Enhancing Alignment for Unified Multimodal Models via Semantically-Grounded Supervision
This work addresses alignment issues in multimodal AI models, which is an incremental improvement for enhancing the performance of UMMs in tasks like understanding and generation.
The paper tackles the problem of granularity mismatch and supervisory redundancy in Unified Multimodal Models (UMMs) by introducing Semantically-Grounded Supervision (SeGroS), a fine-tuning framework that improves generation fidelity and cross-modal alignment across various UMM architectures, as demonstrated on benchmarks like GenEval, DPGBench, and CompBench.
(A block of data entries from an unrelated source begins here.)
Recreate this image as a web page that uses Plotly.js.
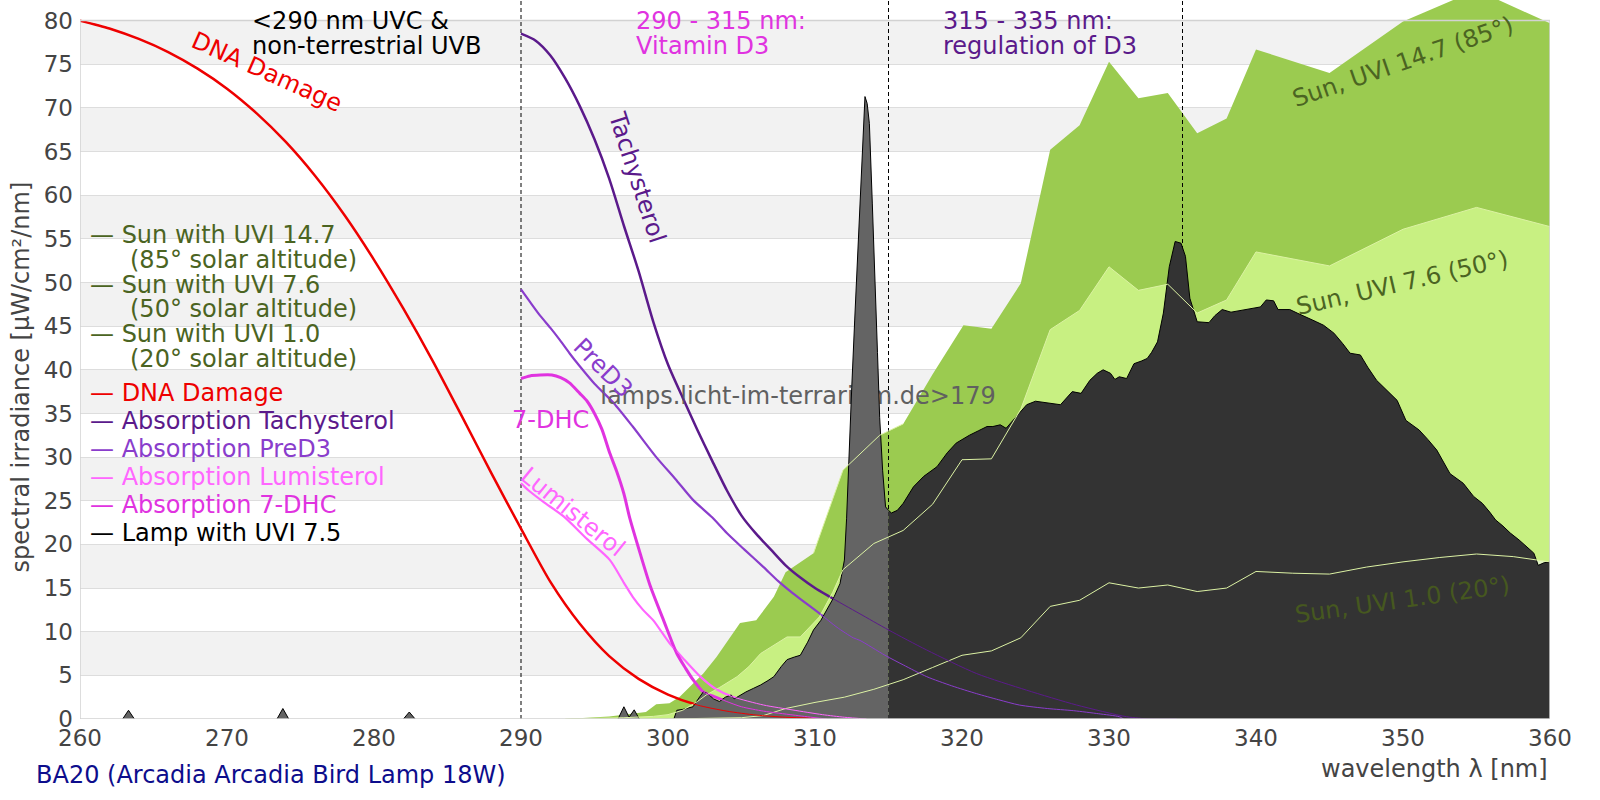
<!DOCTYPE html>
<html><head><meta charset="utf-8">
<script src="https://cdn.plot.ly/plotly-3.0.1.min.js"></script>
<style>html,body{margin:0;padding:0;background:#fff}#chart{width:1600px;height:800px}</style>
</head><body><div id="chart"></div>
<script>
// ---------- DATA ----------
const xTicks = [260,270,280,290,300,310,320,330,340,350,360];
const yTicks = [0,5,10,15,20,25,30,35,40,45,50,55,60,65,70,75,80];
const regionBounds = [290, 315, 335];

const dnaX = [260,262,264,266,268,270,272,274,276,278,280,282,284,286,288,290,292,294,296,298,300,302,304,306,308,310];
const dnaY = [80,79.1,77.9,76.4,74.5,72.2,69.4,66.1,62.2,57.7,52.6,47.0,41.0,34.6,28.1,21.8,15.7,10.9,7.2,4.6,2.8,1.6,0.9,0.45,0.2,0.1];

const tachyX = [290,291,292,293,294,295,296,297,298,299,300,301,302,303,304,305,306,307,308,309,310,311,313,315,317.6,321,324.4,327.8,331.2,332.8,334.6];
const tachyY = [78.5,77.7,76.0,73.4,70.2,66.4,61.9,56.5,51.3,45.5,40.6,36.8,33.1,29.6,26.2,23.3,21.2,19.4,17.6,16.2,15.0,14.0,12.1,10.2,7.9,5.2,3.3,1.6,0.26,0,0];

const predX = [290,290.6,291.3,292,292.65,293.3,294,295,296.3,297.6,299.2,300.5,301.7,303,304,305.2,306.5,307.5,308.5,310.3,311.5,312.6,313.06,314.76,316,317.6,319.3,321,322.5,323.9,325.8,327.6,329.3,330.7,331];
const predY = [49.2,47.8,46.2,44.8,43.4,41.9,40.4,38.4,36.2,33.5,30.0,27.5,25.1,23.1,21.3,19.4,17.4,15.8,14.4,12.1,10.5,9.3,9.0,7.3,6.2,4.85,3.8,2.9,2.2,1.6,1.2,0.95,0.6,0.26,0];

const dhcX = [290,290.6,291.3,292.1,292.7,293.3,294,294.5,295,295.5,296.05,296.5,297,297.4,298.1,298.8,299.7,300.6,301.2,301.7,302.4,303.1,304,305,306.5,308.5,310,310.8];
const dhcY = [39.0,39.3,39.4,39.4,39.1,38.5,37.3,36.4,35.0,33.2,30.4,28.4,25.8,23.0,19.0,15.2,11.3,7.5,5.8,4.5,3.1,2.6,2.0,1.4,0.9,0.46,0.15,0];

const lumiX = [290,290.5,291.5,292.9,294.5,296.05,297,297.6,298.3,299,300.1,301,302.2,303.2,304.4,306.5,308.5,310.5,312,313.5];
const lumiY = [27.0,26.2,24.9,23.2,20.6,18.2,15.6,14.0,12.5,11.3,8.7,7.0,4.85,3.5,2.55,1.6,1.03,0.5,0.2,0];

const sun147X = [293,294,296,298.5,299.2,300.1,300.8,302.4,303.3,304.9,306,307.2,308,309.9,311.9,314.4,316,318,320.1,322,324,326,328,330,332,334,336,338,340,345,350,355,360];
const sun147Y = [0,0.1,0.3,0.8,1.7,1.8,2.55,5.2,7.1,11.0,11.3,14.0,16.8,19.0,28.5,32.5,33.8,39.5,45.1,44.7,49.9,65.2,68.0,75.3,71.1,71.7,67.1,68.8,76.7,74.0,79.9,83.5,79.7];

const sun76X = [293,295,297,299,300,301,302,302.6,303.5,304.7,305.5,306.3,307.2,308.1,309,310.3,311.2,311.9,314,316,318,320,322,324,326,328,330,332,334,336,338,340,345,350,355,360];
const sun76Y = [0,0.05,0.15,0.3,0.5,1.0,2.0,2.75,3.6,4.85,6.0,7.5,8.5,9.4,9.4,11.7,14.5,17.1,20.1,21.6,24.6,29.7,29.8,35.5,44.6,46.8,51.8,49.1,49.8,46.5,48.0,53.5,51.9,56.1,58.6,56.4];

const sun10X = [300,303,305,306.5,308,310,312,314,316,318,320,322,324,326,328,330,332,334,336,338,340,342.5,345,347.5,350,352.5,355,357.5,360];
const sun10Y = [0,0.05,0.15,0.4,1.2,1.9,2.5,3.4,4.5,5.9,7.3,7.8,9.3,12.9,13.6,15.6,15.0,15.35,14.6,15.0,16.9,16.7,16.6,17.4,18.0,18.5,18.9,18.6,18.0];

const lampX = [262.9,263.3,263.7,null,273.4,273.8,274.2,null,282.0,282.4,282.8,null,296.6,297.0,297.35,297.7,298.05,null,
 300.4,300.6,301.0,301.7,302.1,302.4,302.7,303.1,303.5,303.9,304.3,304.5,304.9,305.3,305.8,306.3,306.8,307.2,307.7,308.1,308.6,309.0,309.5,309.9,310.4,310.8,311.3,311.7,312.0,312.15,312.3,312.5,312.7,312.9,313.1,313.3,313.4,313.55,313.7,313.9,314.1,314.25,314.4,314.6,314.8,315.0,
 315.2,315.6,316.0,316.7,317.4,318.3,319.0,319.6,320.5,321.1,321.7,322.1,322.6,323.0,323.6,324.4,325.0,325.5,326.2,326.7,327.5,328.1,328.7,329.2,329.6,330.1,330.4,330.7,331.2,331.7,332.2,332.6,332.9,333.3,333.7,334.1,334.5,334.9,335.2,335.5,336.0,336.8,337.2,337.7,338.3,339.0,339.6,340.3,340.7,341.2,341.5,342.3,342.8,343.5,344.1,344.6,345.3,345.9,346.4,347.1,347.6,348.2,348.9,349.6,350.2,351.1,351.7,352.3,353.2,354.1,354.8,355.4,355.9,356.3,356.8,357.3,357.9,358.4,358.9,359.2,359.6,360.0];
const lampY = [0,1.0,0,null,0,1.2,0,null,0,0.8,0,null,0,1.4,0.2,1.05,0,null,
 0,1.0,1.1,1.4,2.4,3.1,2.9,2.3,2.0,2.5,2.75,2.3,2.7,3.1,3.5,3.9,4.4,4.85,6.0,6.8,7.1,7.3,8.8,10.2,11.3,12.5,14.0,15.5,18.2,23,30.4,38,45.7,53,60,68.5,71.3,70.5,68.2,59,50.3,42,34.5,28.5,24.3,23.9,
 23.6,23.9,24.7,26.6,27.8,28.9,30.5,31.6,32.5,33.0,33.5,33.5,33.7,33.3,34.5,36.0,36.4,36.3,36.1,36.0,37.5,37.3,38.8,39.6,40.0,39.6,38.9,39.2,39.0,40.7,41.0,41.3,42.0,43.2,46.5,51.8,54.7,54.5,53.0,48.2,45.5,45.4,46.2,46.9,46.6,46.8,47.0,47.2,48.0,47.9,46.9,46.9,46.5,46.0,45.5,45.1,44.2,43.0,41.9,41.7,40.3,38.8,37.6,36.5,34.2,33.1,32.0,30.8,28.1,27.0,25.5,24.7,23.7,22.8,22.1,21.3,20.5,19.7,19.0,17.6,17.9,18.0];

// ---------- STYLE / LAYOUT ----------
const FONT = 'DejaVu Sans';
const FS = 24, TICKFS = 23;
const W = 1600, H = 800, ML = 80, MR = 50, MT = 0, MB = 81;
const PW = W - ML - MR, PH = H - MT - MB;
const YTOP = 80 * PH / (PH - 20.6);
const ax = X => (X - ML) / PW;
const ay = Y => (PH - Y) / PH;

const C = {
  sun147: '#9bcb50', sun76: '#c8f082', sun10: '#e2f5c4', sunLine: '#dcf2a4',
  dna: '#ee0000', tachy: '#5b1a8b', pred: '#8a3dcc', lumi: '#ff66ff', dhc: '#e033e0',
  lampA: '#646464', lampB: '#333333', sunText: '#4b6422'
};

const traces = [];
function fillTrace(x, y, color) {
  return {x, y, type: 'scatter', mode: 'lines', fill: 'tozeroy', fillcolor: color,
          line: {width: 0, color: color}, hoverinfo: 'skip'};
}
function lineTrace(x, y, color, width, dash, smooth) {
  const line = {color, width, dash: dash || 'solid'};
  if (smooth) { line.shape = 'spline'; line.smoothing = 0.7; }
  return {x, y, type: 'scatter', mode: 'lines', line, hoverinfo: 'skip'};
}
traces.push(fillTrace(sun147X, sun147Y, C.sun147));
traces.push(fillTrace(sun76X, sun76Y, C.sun76));
traces.push(fillTrace(sun10X, sun10Y, C.sun10));
regionBounds.forEach(b => traces.push(lineTrace([b, b], [0, YTOP], '#000', 1, '4px,3px')));

const curves = [
  [dnaX, dnaY, C.dna, 2.5],
  [tachyX, tachyY, C.tachy, 2.5],
  [predX, predY, C.pred, 2.2],
  [lumiX, lumiY, C.lumi, 2.2],
  [dhcX, dhcY, C.dhc, 3]
];
curves.forEach(c => traces.push(lineTrace(c[0], c[1], c[2], c[3], null, true)));

// watermark (drawn under the lamp)
traces.push({x: [260 + (798 - ML) / PW * 100], y: [(PH - 398) / PH * YTOP], type: 'scatter', mode: 'text',
  text: ['lamps.licht-im-terrarium.de>179'], textfont: {family: FONT, size: FS, color: '#606060'},
  textposition: 'middle center', hoverinfo: 'skip'});

// lamp split at 315 nm
const aX = [], aY = [], bX = [], bY = [];
lampX.forEach((x, i) => {
  if (x === null) { aX.push(null); aY.push(null); return; }
  if (x <= 315) { aX.push(x); aY.push(lampY[i]); }
  if (x >= 315) { bX.push(x); bY.push(lampY[i]); }
});
traces.push({x: aX, y: aY, type: 'scatter', mode: 'lines', fill: 'tozeroy', fillcolor: C.lampA,
  line: {color: '#000', width: 1}, connectgaps: false, hoverinfo: 'skip'});
traces.push({x: bX, y: bY, type: 'scatter', mode: 'lines', fill: 'tozeroy', fillcolor: C.lampB,
  line: {color: '#000', width: 1}, hoverinfo: 'skip'});

// thin sun lines over lamp
const s147x = [], s147y = [];
sun147X.forEach((x, i) => { if (x >= 309.9 && x <= 316) { s147x.push(x); s147y.push(sun147Y[i]); } });
traces.push(lineTrace(s147x, s147y, C.sunLine, 1));
traces.push(lineTrace(sun76X, sun76Y, C.sunLine, 1));
traces.push(lineTrace(sun10X, sun10Y, C.sunLine, 1));
curves.forEach(c => traces.push(lineTrace(c[0], c[1], c[2], 1, null, true)));

// bands
const shapes = [];
for (let v = 5; v < 80; v += 10) {
  shapes.push({type: 'rect', xref: 'x', yref: 'y', x0: 260, x1: 360, y0: v, y1: v + 5,
    fillcolor: '#f2f2f2', line: {width: 0}, layer: 'below'});
}
shapes.push({type: 'rect', xref: 'x', yref: 'y', x0: 260, x1: 360, y0: 0, y1: 80,
  line: {color: '#d2d2d2', width: 1.5}, fillcolor: 'rgba(0,0,0,0)', layer: 'above'});

const ann = [];
function A(text, X, Y, color, opts) {
  ann.push(Object.assign({text, x: ax(X), y: ay(Y), xref: 'paper', yref: 'paper', showarrow: false,
    xanchor: 'left', yanchor: 'middle', font: {family: FONT, size: FS, color}}, opts || {}));
}
A('&lt;290 nm UVC &amp;', 250, 20.5, '#000');
A('non-terrestrial UVB', 250, 45.5, '#000');
A('290 - 315 nm:', 634, 20.5, C.dhc);
A('Vitamin D3', 634, 45.5, C.dhc);
A('315 - 335 nm:', 941, 20.5, C.tachy);
A('regulation of D3', 941, 45.5, C.tachy);

A('DNA Damage', 267, 72, C.dna, {xanchor: 'center', textangle: 24});
A('Tachysterol', 637, 177, C.tachy, {xanchor: 'center', textangle: 72});
A('PreD3', 603, 368, C.pred, {xanchor: 'center', textangle: 45});
A('7-DHC', 550, 420, C.dhc, {xanchor: 'center'});
A('Lumisterol', 573, 512, C.lumi, {xanchor: 'center', textangle: 39});
A('Sun, UVI 14.7 (85°)', 1403, 62, C.sunText, {xanchor: 'center', textangle: -19});
A('Sun, UVI 7.6 (50°)', 1402, 283, C.sunText, {xanchor: 'center', textangle: -13});
A('Sun, UVI 1.0 (20°)', 1402, 600, '#46581f', {xanchor: 'center', textangle: -8});

// legend-like text block
const sunLegend = [['— Sun with UVI 14.7', 0], ['(85° solar altitude)', 1], ['— Sun with UVI 7.6', 0],
  ['(50° solar altitude)', 1], ['— Sun with UVI 1.0', 0], ['(20° solar altitude)', 1]];
sunLegend.forEach((s, i) => A(s[0], s[1] ? 128 : 88, 235 + i * 24.8, C.sunText));
const curveLegend = [['— DNA Damage', C.dna], ['— Absorption Tachysterol', C.tachy], ['— Absorption PreD3', C.pred],
  ['— Absorption Lumisterol', C.lumi], ['— Absorption 7-DHC', C.dhc], ['— Lamp with UVI 7.5', '#000']];
curveLegend.forEach((s, i) => A(s[0], 88, 393.3 + i * 28, s[1]));

A('spectral irradiance [µW/cm²/nm]', 20.5, 377, '#444', {xanchor: 'center', textangle: -90});
A('wavelength λ [nm]', 1550, 769, '#444', {xanchor: 'right'});
A('BA20 (Arcadia Arcadia Bird Lamp 18W)', 34, 775, '#0d0d8c');

const layout = {
  width: W, height: H, margin: {l: ML, r: MR, t: MT, b: MB, pad: 0},
  paper_bgcolor: '#fff', plot_bgcolor: '#fff', showlegend: false, hovermode: false,
  font: {family: FONT, size: FS, color: '#444'},
  xaxis: {range: [260, 360], tickvals: xTicks, ticktext: xTicks.map(String), showgrid: false, zeroline: false,
    showline: false, ticks: '', tickfont: {family: FONT, size: TICKFS, color: '#444'}, ticklabelstandoff: 3, fixedrange: true},
  yaxis: {range: [0, YTOP], tickvals: yTicks, ticktext: yTicks.map(String), showgrid: true, gridcolor: '#dddddd',
    gridwidth: 1, zeroline: false, showline: false, ticks: '', tickfont: {family: FONT, size: TICKFS, color: '#444'},
    ticklabelstandoff: 6, fixedrange: true},
  shapes, annotations: ann
};
Plotly.newPlot('chart', traces, layout, {displayModeBar: false, staticPlot: true});
</script></body></html>
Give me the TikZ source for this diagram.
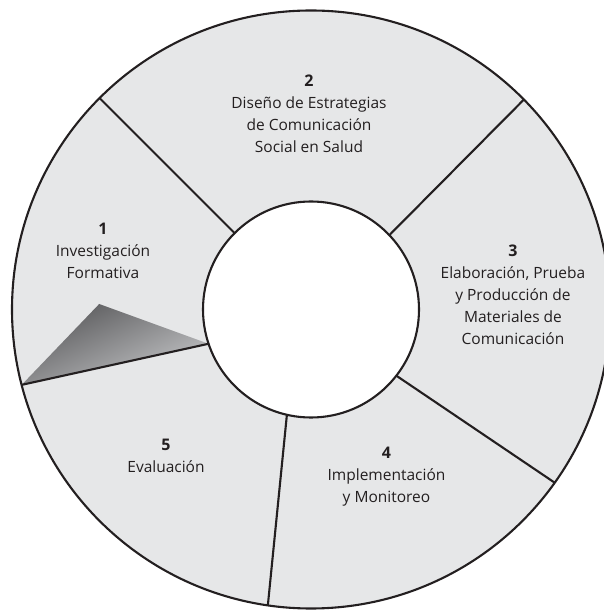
\documentclass[tikz,border=0pt]{standalone}
\usepackage{fontspec}
\usetikzlibrary{calc}
\setmainfont{Open Sans}
\definecolor{ringgray}{HTML}{E6E7E8}
\definecolor{txtcol}{HTML}{231F20}
\definecolor{shadedark}{HTML}{58585A}
\definecolor{shadelight}{HTML}{C6C7C9}
\tikzset{
  ring/.style={line width=2.1pt, draw=txtcol},
  divider/.style={line width=2.1pt, draw=txtcol},
  label/.style={align=center, text=txtcol, font=\fontsize{15.5}{22}\selectfont, inner sep=0pt}
}
\newcommand{\stepnum}[1]{{\bfseries\fontsize{16}{22}\selectfont #1}}
\begin{document}
\begin{tikzpicture}[x=1pt,y=1pt]
\useasboundingbox (0,0) rectangle (603,611);
\coordinate (C) at (311,301.5);
% outer disc
\filldraw[ring, fill=ringgray] (C) circle (299);
% coordinates on the circles
\coordinate (o12) at ($(C)+(135:299)$);
\coordinate (i12) at ($(C)+(135:108)$);
\coordinate (o23) at ($(C)+(44.6:299)$);
\coordinate (i23) at ($(C)+(43.5:108)$);
\coordinate (o34) at ($(C)+(-35.4:299)$);
\coordinate (i34) at ($(C)+(-37.8:108)$);
\coordinate (o45) at ($(C)+(-98.3:299)$);
\coordinate (i45) at ($(C)+(-102.9:108)$);
\coordinate (o51) at ($(C)+(194.6:299)$);
\coordinate (i51) at ($(C)+(198.5:108)$);
\coordinate (apex) at (99.2,307);
% shaded triangle
\shade[top color=shadedark, bottom color=shadelight, shading angle=25]
  (apex) -- (i51) -- (o51) -- cycle;
% dividers
\draw[divider] (i12) -- (o12);
\draw[divider] (i23) -- (o23);
\draw[divider] (i34) -- (o34);
\draw[divider] (i45) -- (o45);
\draw[divider] (i51) -- (o51);
% inner disc
\filldraw[ring, fill=white] (C) circle (108);
% labels
\node[label] (t2) at (309,496.8) {\stepnum{2}\\Diseño de Estrategias\\de Comunicación\\Social en Salud};
\node[label] (t1) at (103,360.6) {\stepnum{1}\\Investigación\\Formativa};
\node[label] (t3) at (513,316.2) {\stepnum{3}\\Elaboración, Prueba\\y Producción de\\Materiales de\\Comunicación};
\node[label] (t5) at (166,155) {\stepnum{5}\\Evaluación};
\node[label] (t4) at (386.5,134.6) {\stepnum{4}\\Implementación\\y Monitoreo};
\end{tikzpicture}
\end{document}
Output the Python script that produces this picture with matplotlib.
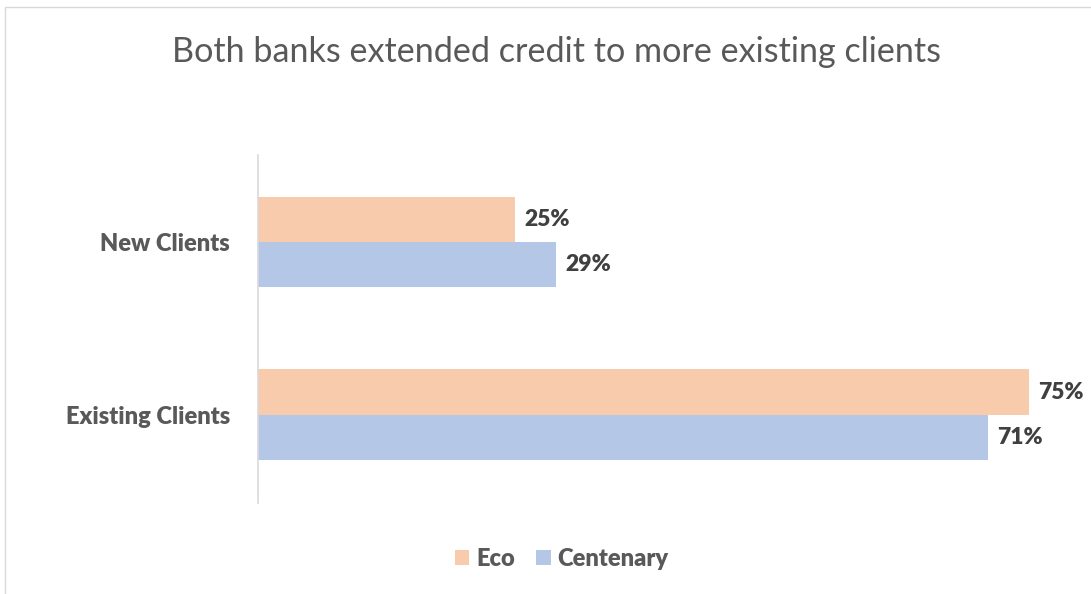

Unified Multimodal Models (UMMs) have emerged as a promising paradigm that integrates multimodal understanding and generation within a unified modeling framework. However, current generative training paradigms suffer from inherent limitations. We present Semantically-Grounded Supervision (SeGroS), a fine-tuning framework designed to resolve the granularity mismatch and supervisory redundancy in UMMs. At its core, we propose a novel visual grounding map to construct two complementary supervision signals. First, we formulate semantic Visual Hints to compensate for the sparsity of text prompts. Second, we generate a semantically-grounded Corrupted Input to explicitly enhance the supervision of masking-based UMMs by restricting the reconstruction loss to core text-aligned regions. Extensive evaluations on GenEval, DPGBench, and CompBench demonstrate that SeGroS significantly improves generation fidelity and cross-modal alignment across various UMM architectures.